WHAT NEEDS TO BE DONE:
Return all lines with the word "page" in them.
++++++
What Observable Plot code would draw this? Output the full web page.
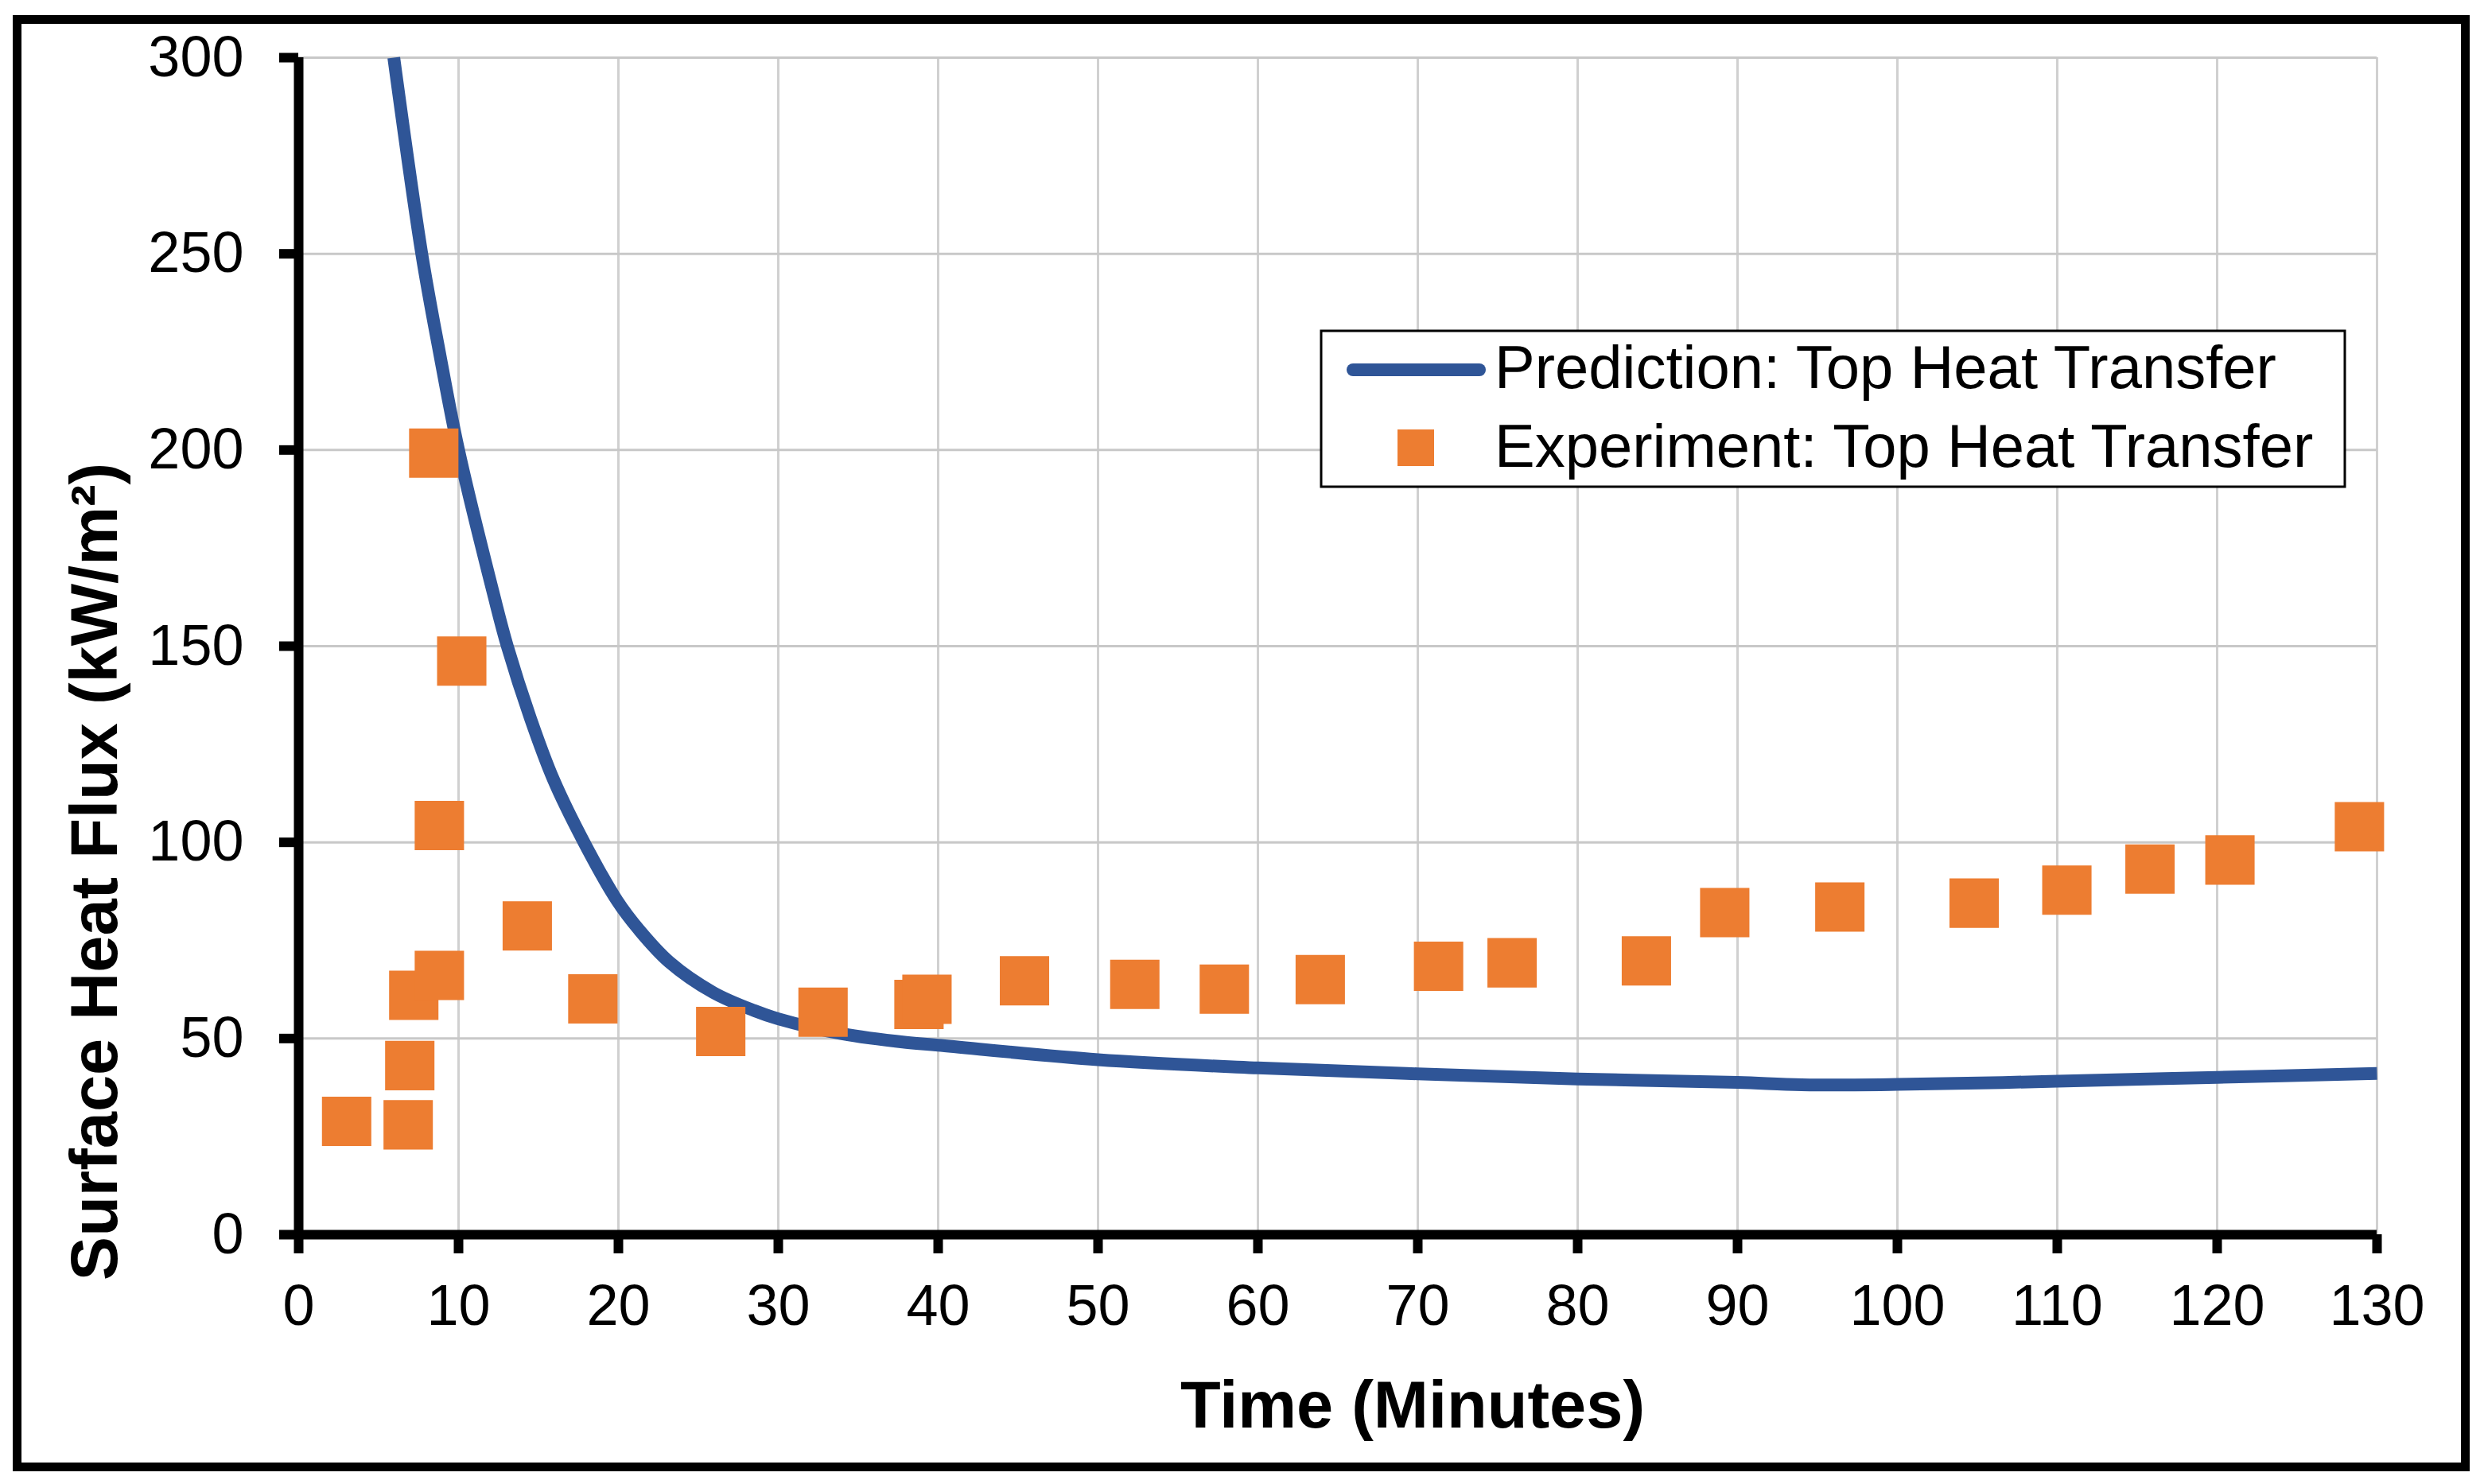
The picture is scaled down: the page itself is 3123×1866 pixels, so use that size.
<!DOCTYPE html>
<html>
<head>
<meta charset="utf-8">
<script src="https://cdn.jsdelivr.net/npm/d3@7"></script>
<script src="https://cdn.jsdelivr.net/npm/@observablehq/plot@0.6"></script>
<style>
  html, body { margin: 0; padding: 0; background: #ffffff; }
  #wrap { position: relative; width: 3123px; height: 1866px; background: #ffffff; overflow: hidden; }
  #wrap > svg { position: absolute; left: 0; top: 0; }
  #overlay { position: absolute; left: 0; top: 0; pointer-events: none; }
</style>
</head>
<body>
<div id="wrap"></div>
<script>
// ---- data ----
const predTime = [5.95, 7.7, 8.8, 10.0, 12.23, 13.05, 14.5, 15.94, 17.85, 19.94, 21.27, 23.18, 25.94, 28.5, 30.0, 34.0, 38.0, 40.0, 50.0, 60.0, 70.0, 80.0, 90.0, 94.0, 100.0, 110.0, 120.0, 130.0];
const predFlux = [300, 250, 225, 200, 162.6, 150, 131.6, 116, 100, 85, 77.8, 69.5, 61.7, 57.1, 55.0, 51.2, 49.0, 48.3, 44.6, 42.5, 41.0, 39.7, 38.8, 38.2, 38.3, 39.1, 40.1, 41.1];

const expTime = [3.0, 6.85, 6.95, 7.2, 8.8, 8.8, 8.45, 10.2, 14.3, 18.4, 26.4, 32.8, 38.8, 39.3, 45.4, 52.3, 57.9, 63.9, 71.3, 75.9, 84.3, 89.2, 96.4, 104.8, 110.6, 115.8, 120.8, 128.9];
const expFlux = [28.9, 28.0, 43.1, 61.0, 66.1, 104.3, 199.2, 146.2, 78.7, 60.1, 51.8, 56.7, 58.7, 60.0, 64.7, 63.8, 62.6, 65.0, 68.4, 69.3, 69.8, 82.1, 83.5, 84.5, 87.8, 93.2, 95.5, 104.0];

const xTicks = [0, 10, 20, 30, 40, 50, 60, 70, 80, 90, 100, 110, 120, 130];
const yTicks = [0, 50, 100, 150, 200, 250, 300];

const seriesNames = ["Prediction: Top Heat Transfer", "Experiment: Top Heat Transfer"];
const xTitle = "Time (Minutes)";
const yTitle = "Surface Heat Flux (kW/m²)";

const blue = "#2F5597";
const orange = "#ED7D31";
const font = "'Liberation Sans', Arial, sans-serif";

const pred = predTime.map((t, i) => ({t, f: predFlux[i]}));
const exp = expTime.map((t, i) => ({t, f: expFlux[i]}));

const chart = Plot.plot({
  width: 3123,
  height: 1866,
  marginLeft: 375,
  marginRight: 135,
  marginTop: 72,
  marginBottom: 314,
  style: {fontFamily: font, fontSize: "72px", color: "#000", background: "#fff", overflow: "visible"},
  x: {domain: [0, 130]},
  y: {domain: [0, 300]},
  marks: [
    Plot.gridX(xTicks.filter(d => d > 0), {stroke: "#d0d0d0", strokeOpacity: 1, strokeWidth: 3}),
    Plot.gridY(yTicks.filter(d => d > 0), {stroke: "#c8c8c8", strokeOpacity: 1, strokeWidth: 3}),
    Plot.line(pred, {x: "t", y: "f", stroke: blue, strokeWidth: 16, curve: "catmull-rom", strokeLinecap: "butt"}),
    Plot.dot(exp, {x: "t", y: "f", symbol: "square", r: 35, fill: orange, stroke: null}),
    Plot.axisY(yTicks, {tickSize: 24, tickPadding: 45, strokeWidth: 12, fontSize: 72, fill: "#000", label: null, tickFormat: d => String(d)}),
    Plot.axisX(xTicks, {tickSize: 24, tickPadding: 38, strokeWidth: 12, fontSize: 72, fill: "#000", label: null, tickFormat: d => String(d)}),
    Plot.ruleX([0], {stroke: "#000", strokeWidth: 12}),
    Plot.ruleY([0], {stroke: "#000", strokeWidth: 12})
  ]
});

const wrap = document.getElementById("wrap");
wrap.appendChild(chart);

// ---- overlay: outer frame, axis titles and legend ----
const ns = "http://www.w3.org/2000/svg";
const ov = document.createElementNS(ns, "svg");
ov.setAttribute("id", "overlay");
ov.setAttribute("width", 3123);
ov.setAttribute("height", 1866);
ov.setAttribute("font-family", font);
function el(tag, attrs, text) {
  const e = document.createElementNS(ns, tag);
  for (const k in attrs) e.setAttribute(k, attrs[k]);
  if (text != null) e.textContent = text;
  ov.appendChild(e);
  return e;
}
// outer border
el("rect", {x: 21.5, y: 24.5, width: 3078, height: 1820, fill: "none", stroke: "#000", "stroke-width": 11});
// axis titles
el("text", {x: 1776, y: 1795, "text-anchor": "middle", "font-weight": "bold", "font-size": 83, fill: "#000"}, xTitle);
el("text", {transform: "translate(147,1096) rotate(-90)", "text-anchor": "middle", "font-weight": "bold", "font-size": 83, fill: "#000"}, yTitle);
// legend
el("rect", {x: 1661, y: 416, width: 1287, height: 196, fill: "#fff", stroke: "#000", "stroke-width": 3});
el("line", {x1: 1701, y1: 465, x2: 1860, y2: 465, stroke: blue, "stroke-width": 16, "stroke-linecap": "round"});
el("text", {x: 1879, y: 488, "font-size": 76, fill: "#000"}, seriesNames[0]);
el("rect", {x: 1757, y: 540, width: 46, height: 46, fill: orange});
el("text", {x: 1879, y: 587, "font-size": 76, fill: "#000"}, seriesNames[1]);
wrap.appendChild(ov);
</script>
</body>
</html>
++++++
PROBLEM SOLUTION:
What Observable Plot code would draw this? Output the full web page.
The picture is scaled down: the page itself is 3123×1866 pixels, so use that size.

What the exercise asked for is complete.